- _What you are asked to do_:
Give back the records below exactly, every one, with no pictures.

- _Entries shown_:
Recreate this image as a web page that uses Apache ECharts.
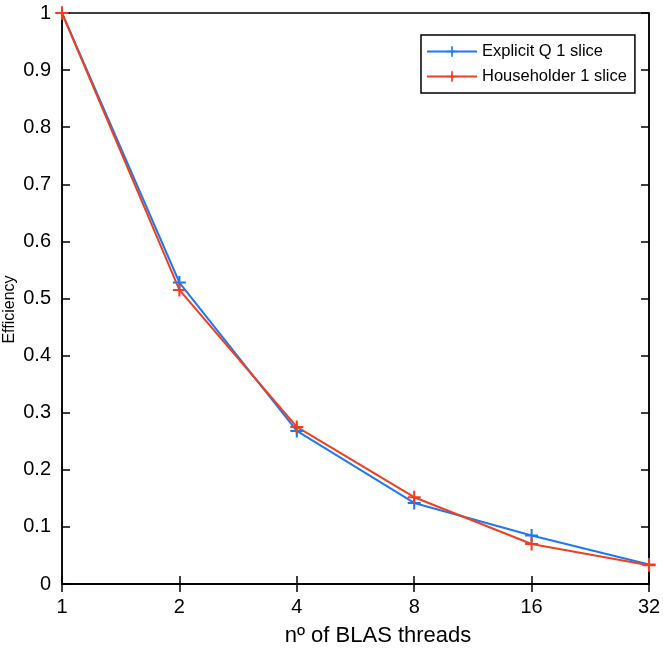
<!DOCTYPE html>
<html>
<head>
<meta charset="utf-8">
<script src="https://cdn.jsdelivr.net/npm/echarts@6/dist/echarts.min.js"></script>
<style>
  html, body { margin: 0; padding: 0; background: #fff; }
  #chart { width: 663px; height: 650px; }
</style>
</head>
<body>
<div id="chart"></div>
<script>
  // threads (log2 spaced, shown as categories)
  var threads = ['1', '2', '4', '8', '16', '32'];
  var explicitQ = [1, 0.528, 0.268, 0.142, 0.085, 0.034];
  var householder = [1, 0.515, 0.275, 0.152, 0.070, 0.033];

  var plus = 'path://M0,4.2h10v1.6h-10zM4.2,0h1.6v10h-1.6z';
  var font = 'Liberation Sans, Arial, Helvetica, sans-serif';

  var chart = echarts.init(document.getElementById('chart'));

  function mkSeries(name, data, color) {
    return {
      name: name,
      type: 'line',
      data: data,
      symbol: plus,
      symbolSize: 13,
      showAllSymbol: true,
      lineStyle: { color: color, width: 2 },
      itemStyle: { color: color },
      animation: false
    };
  }

  var option = {
    backgroundColor: '#fff',
    grid: { left: 62, right: 14, top: 13, bottom: 66, show: true, borderColor: '#000', borderWidth: 1.5,
      containLabel: false, outerBoundsMode: 'none' },
    legend: {
      orient: 'vertical',
      left: 421, top: 35,
      padding: [8, 8, 8, 5],
      itemGap: 8,
      itemWidth: 50, itemHeight: 13,
      borderColor: '#000', borderWidth: 1.5,
      backgroundColor: '#fff',
      textStyle: { fontFamily: font, fontSize: 16.5, color: '#000' },
      data: ['Explicit Q 1 slice', 'Householder 1 slice']
    },
    xAxis: [{
      type: 'category',
      data: threads,
      boundaryGap: false,
      name: 'nº of BLAS threads',
      nameLocation: 'middle',
      nameGap: 41,
      nameMoveOverlap: false,
      nameTextStyle: { fontFamily: font, fontSize: 22, color: '#000', padding: [0, 0, 0, 45] },
      axisLine: { lineStyle: { color: '#000', width: 1.5 } },
      axisTick: { inside: true, length: 8, alignWithLabel: true, lineStyle: { color: '#000', width: 1.5 } },
      axisLabel: { fontFamily: font, fontSize: 20, color: '#000', margin: 13 },
      splitLine: { show: false }
    }, {
      type: 'category',
      data: threads,
      boundaryGap: false,
      position: 'top',
      axisLine: { lineStyle: { color: '#000', width: 1.5 } },
      axisTick: { inside: true, length: 8, lineStyle: { color: '#000', width: 1.5 } },
      axisLabel: { show: false },
      splitLine: { show: false }
    }],
    yAxis: [{
      type: 'value',
      min: 0, max: 1, interval: 0.1,
      name: 'Efficiency',
      nameLocation: 'middle',
      nameGap: 44,
      nameMoveOverlap: false,
      nameTextStyle: { fontFamily: font, fontSize: 16, color: '#000', padding: [0, 22, 0, 0] },
      axisLine: { show: true, lineStyle: { color: '#000', width: 1.5 } },
      axisTick: { show: true, inside: true, length: 8, lineStyle: { color: '#000', width: 1.5 } },
      axisLabel: { fontFamily: font, fontSize: 20, color: '#000', margin: 11,
        formatter: function (v) { return String(Math.round(v * 10) / 10); } },
      splitLine: { show: false }
    }, {
      type: 'value',
      min: 0, max: 1, interval: 0.1,
      position: 'right',
      axisLine: { show: true, lineStyle: { color: '#000', width: 1.5 } },
      axisTick: { show: true, inside: true, length: 8, lineStyle: { color: '#000', width: 1.5 } },
      axisLabel: { show: false },
      splitLine: { show: false }
    }],
    series: [
      mkSeries('Explicit Q 1 slice', explicitQ, '#1f78f0'),
      mkSeries('Householder 1 slice', householder, '#ee4020')
    ]
  };

  chart.setOption(option);
</script>
</body>
</html>
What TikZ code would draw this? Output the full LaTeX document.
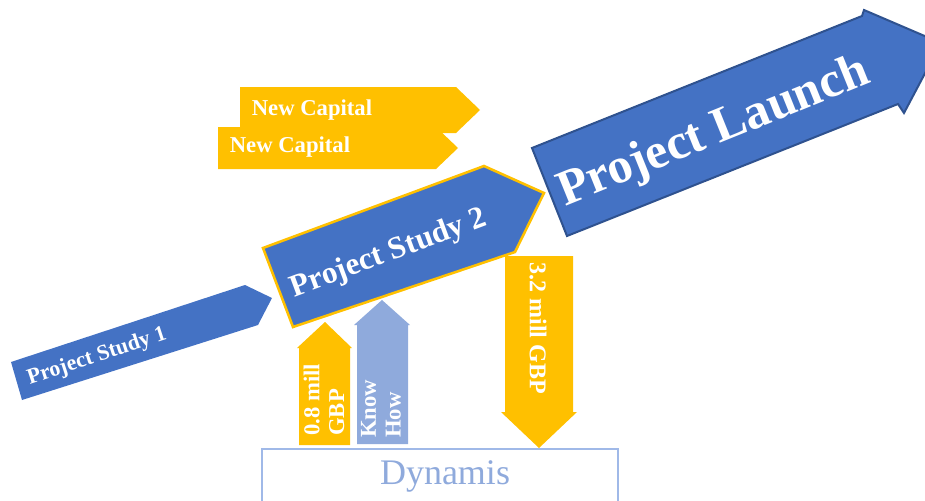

- _Full solution_:
Recreate this image as a web page that uses Apache ECharts.
<!DOCTYPE html>
<html>
<head>
<meta charset="utf-8">
<script src="https://cdn.jsdelivr.net/npm/echarts@6/dist/echarts.min.js"></script>
<style>
  html, body { margin: 0; padding: 0; background: #fff; }
  #chart { width: 663px; height: 650px; }
</style>
</head>
<body>
<div id="chart"></div>
<script>
  // threads (log2 spaced, shown as categories)
  var threads = ['1', '2', '4', '8', '16', '32'];
  var explicitQ = [1, 0.528, 0.268, 0.142, 0.085, 0.034];
  var householder = [1, 0.515, 0.275, 0.152, 0.070, 0.033];

  var plus = 'path://M0,4.2h10v1.6h-10zM4.2,0h1.6v10h-1.6z';
  var font = 'Liberation Sans, Arial, Helvetica, sans-serif';

  var chart = echarts.init(document.getElementById('chart'));

  function mkSeries(name, data, color) {
    return {
      name: name,
      type: 'line',
      data: data,
      symbol: plus,
      symbolSize: 13,
      showAllSymbol: true,
      lineStyle: { color: color, width: 2 },
      itemStyle: { color: color },
      animation: false
    };
  }

  var option = {
    backgroundColor: '#fff',
    grid: { left: 62, right: 14, top: 13, bottom: 66, show: true, borderColor: '#000', borderWidth: 1.5,
      containLabel: false, outerBoundsMode: 'none' },
    legend: {
      orient: 'vertical',
      left: 421, top: 35,
      padding: [8, 8, 8, 5],
      itemGap: 8,
      itemWidth: 50, itemHeight: 13,
      borderColor: '#000', borderWidth: 1.5,
      backgroundColor: '#fff',
      textStyle: { fontFamily: font, fontSize: 16.5, color: '#000' },
      data: ['Explicit Q 1 slice', 'Householder 1 slice']
    },
    xAxis: [{
      type: 'category',
      data: threads,
      boundaryGap: false,
      name: 'nº of BLAS threads',
      nameLocation: 'middle',
      nameGap: 41,
      nameMoveOverlap: false,
      nameTextStyle: { fontFamily: font, fontSize: 22, color: '#000', padding: [0, 0, 0, 45] },
      axisLine: { lineStyle: { color: '#000', width: 1.5 } },
      axisTick: { inside: true, length: 8, alignWithLabel: true, lineStyle: { color: '#000', width: 1.5 } },
      axisLabel: { fontFamily: font, fontSize: 20, color: '#000', margin: 13 },
      splitLine: { show: false }
    }, {
      type: 'category',
      data: threads,
      boundaryGap: false,
      position: 'top',
      axisLine: { lineStyle: { color: '#000', width: 1.5 } },
      axisTick: { inside: true, length: 8, lineStyle: { color: '#000', width: 1.5 } },
      axisLabel: { show: false },
      splitLine: { show: false }
    }],
    yAxis: [{
      type: 'value',
      min: 0, max: 1, interval: 0.1,
      name: 'Efficiency',
      nameLocation: 'middle',
      nameGap: 44,
      nameMoveOverlap: false,
      nameTextStyle: { fontFamily: font, fontSize: 16, color: '#000', padding: [0, 22, 0, 0] },
      axisLine: { show: true, lineStyle: { color: '#000', width: 1.5 } },
      axisTick: { show: true, inside: true, length: 8, lineStyle: { color: '#000', width: 1.5 } },
      axisLabel: { fontFamily: font, fontSize: 20, color: '#000', margin: 11,
        formatter: function (v) { return String(Math.round(v * 10) / 10); } },
      splitLine: { show: false }
    }, {
      type: 'value',
      min: 0, max: 1, interval: 0.1,
      position: 'right',
      axisLine: { show: true, lineStyle: { color: '#000', width: 1.5 } },
      axisTick: { show: true, inside: true, length: 8, lineStyle: { color: '#000', width: 1.5 } },
      axisLabel: { show: false },
      splitLine: { show: false }
    }],
    series: [
      mkSeries('Explicit Q 1 slice', explicitQ, '#1f78f0'),
      mkSeries('Householder 1 slice', householder, '#ee4020')
    ]
  };

  chart.setOption(option);
</script>
</body>
</html>
What TikZ code would draw this? Output the full LaTeX document.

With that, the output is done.